--- Start Entries shown ---
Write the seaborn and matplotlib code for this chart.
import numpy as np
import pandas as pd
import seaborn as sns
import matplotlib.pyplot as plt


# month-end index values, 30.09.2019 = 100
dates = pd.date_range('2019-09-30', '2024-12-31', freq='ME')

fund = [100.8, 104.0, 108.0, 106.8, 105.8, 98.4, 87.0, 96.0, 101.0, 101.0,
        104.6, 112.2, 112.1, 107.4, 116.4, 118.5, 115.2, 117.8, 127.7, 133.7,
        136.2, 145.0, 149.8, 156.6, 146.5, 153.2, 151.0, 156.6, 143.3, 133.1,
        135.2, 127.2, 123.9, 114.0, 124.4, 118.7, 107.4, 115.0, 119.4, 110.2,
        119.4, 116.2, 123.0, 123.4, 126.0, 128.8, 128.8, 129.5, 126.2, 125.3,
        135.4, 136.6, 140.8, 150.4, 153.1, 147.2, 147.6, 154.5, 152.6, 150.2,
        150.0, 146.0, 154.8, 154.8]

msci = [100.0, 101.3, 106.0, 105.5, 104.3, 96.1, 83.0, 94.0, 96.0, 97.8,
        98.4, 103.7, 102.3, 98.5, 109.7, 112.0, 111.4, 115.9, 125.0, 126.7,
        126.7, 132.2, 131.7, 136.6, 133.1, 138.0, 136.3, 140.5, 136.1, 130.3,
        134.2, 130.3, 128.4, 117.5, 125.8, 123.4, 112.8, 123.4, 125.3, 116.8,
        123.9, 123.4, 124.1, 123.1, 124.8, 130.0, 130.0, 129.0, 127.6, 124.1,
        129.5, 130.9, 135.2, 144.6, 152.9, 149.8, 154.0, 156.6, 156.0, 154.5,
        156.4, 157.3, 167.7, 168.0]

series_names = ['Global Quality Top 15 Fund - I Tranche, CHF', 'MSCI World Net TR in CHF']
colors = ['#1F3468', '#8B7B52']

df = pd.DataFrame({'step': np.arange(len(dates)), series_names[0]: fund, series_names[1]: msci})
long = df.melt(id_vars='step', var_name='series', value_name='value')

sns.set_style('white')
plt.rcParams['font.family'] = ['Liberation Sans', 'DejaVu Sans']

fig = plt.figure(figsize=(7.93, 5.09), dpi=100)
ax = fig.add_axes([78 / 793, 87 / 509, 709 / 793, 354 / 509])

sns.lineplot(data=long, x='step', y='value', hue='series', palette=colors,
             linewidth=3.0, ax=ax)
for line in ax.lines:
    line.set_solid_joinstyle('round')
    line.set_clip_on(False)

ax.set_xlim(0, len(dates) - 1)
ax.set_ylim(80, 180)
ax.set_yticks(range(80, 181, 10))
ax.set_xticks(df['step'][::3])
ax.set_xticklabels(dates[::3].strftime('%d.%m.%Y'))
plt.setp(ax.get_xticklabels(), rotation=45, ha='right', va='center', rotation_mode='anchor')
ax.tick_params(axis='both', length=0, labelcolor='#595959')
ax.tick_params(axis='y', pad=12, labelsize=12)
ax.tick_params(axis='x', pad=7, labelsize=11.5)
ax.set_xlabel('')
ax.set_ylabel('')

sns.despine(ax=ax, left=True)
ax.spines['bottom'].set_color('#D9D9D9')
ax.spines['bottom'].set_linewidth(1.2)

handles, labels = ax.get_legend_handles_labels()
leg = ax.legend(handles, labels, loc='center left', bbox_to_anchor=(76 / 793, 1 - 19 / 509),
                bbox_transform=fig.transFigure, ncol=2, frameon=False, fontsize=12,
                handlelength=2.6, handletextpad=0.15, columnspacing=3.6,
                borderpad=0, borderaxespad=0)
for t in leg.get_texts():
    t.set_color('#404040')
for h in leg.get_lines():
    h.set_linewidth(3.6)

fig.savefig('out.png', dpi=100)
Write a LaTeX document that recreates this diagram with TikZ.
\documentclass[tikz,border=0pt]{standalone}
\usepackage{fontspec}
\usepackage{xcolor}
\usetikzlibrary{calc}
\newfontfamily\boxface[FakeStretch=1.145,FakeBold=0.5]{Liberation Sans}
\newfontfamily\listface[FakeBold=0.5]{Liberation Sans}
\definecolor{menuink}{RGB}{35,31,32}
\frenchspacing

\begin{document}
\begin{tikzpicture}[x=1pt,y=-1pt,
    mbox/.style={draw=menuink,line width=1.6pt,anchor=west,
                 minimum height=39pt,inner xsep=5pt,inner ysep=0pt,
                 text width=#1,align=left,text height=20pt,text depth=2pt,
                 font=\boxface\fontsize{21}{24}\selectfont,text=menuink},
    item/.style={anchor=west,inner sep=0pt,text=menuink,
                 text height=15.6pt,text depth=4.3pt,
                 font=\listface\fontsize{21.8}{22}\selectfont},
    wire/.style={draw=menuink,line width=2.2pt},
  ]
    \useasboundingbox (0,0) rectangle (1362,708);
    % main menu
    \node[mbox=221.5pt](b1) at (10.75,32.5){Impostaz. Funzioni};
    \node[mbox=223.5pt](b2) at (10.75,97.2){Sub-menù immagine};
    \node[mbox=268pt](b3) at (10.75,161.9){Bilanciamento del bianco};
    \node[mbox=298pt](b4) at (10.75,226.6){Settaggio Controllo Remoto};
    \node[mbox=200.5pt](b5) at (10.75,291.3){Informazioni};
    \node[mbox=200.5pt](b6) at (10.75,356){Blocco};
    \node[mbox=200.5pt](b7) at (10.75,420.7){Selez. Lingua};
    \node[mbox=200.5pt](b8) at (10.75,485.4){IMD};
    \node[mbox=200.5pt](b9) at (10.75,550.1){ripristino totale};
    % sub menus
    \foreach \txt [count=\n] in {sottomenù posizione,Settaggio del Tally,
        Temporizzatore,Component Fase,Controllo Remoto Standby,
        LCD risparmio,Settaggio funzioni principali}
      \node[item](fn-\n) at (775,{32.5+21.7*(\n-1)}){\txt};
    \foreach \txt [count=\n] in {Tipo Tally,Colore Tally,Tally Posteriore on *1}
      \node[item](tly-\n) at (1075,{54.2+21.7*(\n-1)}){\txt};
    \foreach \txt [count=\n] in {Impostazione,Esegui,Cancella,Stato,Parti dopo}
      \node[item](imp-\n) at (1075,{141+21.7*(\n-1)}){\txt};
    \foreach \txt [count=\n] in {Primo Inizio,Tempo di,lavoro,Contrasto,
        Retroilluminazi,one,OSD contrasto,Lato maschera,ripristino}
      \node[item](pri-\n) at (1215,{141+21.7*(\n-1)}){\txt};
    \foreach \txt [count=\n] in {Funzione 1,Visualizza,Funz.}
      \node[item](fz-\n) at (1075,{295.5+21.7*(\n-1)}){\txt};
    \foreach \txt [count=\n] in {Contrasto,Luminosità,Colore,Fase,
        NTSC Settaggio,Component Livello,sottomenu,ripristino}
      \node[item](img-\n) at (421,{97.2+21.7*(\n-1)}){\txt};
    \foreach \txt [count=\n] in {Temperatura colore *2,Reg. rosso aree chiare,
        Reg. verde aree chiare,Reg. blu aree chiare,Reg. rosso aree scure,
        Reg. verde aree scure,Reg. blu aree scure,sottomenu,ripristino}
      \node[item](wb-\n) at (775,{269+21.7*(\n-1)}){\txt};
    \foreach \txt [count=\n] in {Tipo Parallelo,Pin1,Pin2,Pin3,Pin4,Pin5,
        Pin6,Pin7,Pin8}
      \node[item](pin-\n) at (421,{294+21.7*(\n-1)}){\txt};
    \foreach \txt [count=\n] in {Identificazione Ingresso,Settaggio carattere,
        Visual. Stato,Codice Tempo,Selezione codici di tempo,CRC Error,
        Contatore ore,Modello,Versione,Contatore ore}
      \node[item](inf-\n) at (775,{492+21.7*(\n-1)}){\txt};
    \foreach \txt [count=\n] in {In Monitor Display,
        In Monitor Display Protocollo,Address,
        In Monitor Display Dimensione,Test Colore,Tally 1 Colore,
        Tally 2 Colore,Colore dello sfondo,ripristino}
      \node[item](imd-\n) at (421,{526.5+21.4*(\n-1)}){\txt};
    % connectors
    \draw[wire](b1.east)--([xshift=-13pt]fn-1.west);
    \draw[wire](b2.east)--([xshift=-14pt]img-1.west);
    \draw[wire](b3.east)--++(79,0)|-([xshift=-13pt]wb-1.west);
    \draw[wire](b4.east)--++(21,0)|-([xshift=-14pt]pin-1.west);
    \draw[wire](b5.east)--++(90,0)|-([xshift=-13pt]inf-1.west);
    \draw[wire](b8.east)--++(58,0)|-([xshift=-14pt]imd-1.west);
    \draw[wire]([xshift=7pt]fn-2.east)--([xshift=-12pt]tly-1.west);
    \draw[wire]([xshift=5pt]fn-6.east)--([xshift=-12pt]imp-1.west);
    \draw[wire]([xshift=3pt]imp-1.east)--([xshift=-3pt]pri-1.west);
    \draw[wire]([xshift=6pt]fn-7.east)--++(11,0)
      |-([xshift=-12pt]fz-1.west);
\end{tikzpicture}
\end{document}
--- End Entries shown ---
— Request —
Please give back only the lines between the first line of the entries and the line with "156.4, 157.3, 167.7, 168.0]", both ends included, word for word.

— Written response —
Write the seaborn and matplotlib code for this chart.
import numpy as np
import pandas as pd
import seaborn as sns
import matplotlib.pyplot as plt


# month-end index values, 30.09.2019 = 100
dates = pd.date_range('2019-09-30', '2024-12-31', freq='ME')

fund = [100.8, 104.0, 108.0, 106.8, 105.8, 98.4, 87.0, 96.0, 101.0, 101.0,
        104.6, 112.2, 112.1, 107.4, 116.4, 118.5, 115.2, 117.8, 127.7, 133.7,
        136.2, 145.0, 149.8, 156.6, 146.5, 153.2, 151.0, 156.6, 143.3, 133.1,
        135.2, 127.2, 123.9, 114.0, 124.4, 118.7, 107.4, 115.0, 119.4, 110.2,
        119.4, 116.2, 123.0, 123.4, 126.0, 128.8, 128.8, 129.5, 126.2, 125.3,
        135.4, 136.6, 140.8, 150.4, 153.1, 147.2, 147.6, 154.5, 152.6, 150.2,
        150.0, 146.0, 154.8, 154.8]

msci = [100.0, 101.3, 106.0, 105.5, 104.3, 96.1, 83.0, 94.0, 96.0, 97.8,
        98.4, 103.7, 102.3, 98.5, 109.7, 112.0, 111.4, 115.9, 125.0, 126.7,
        126.7, 132.2, 131.7, 136.6, 133.1, 138.0, 136.3, 140.5, 136.1, 130.3,
        134.2, 130.3, 128.4, 117.5, 125.8, 123.4, 112.8, 123.4, 125.3, 116.8,
        123.9, 123.4, 124.1, 123.1, 124.8, 130.0, 130.0, 129.0, 127.6, 124.1,
        129.5, 130.9, 135.2, 144.6, 152.9, 149.8, 154.0, 156.6, 156.0, 154.5,
        156.4, 157.3, 167.7, 168.0]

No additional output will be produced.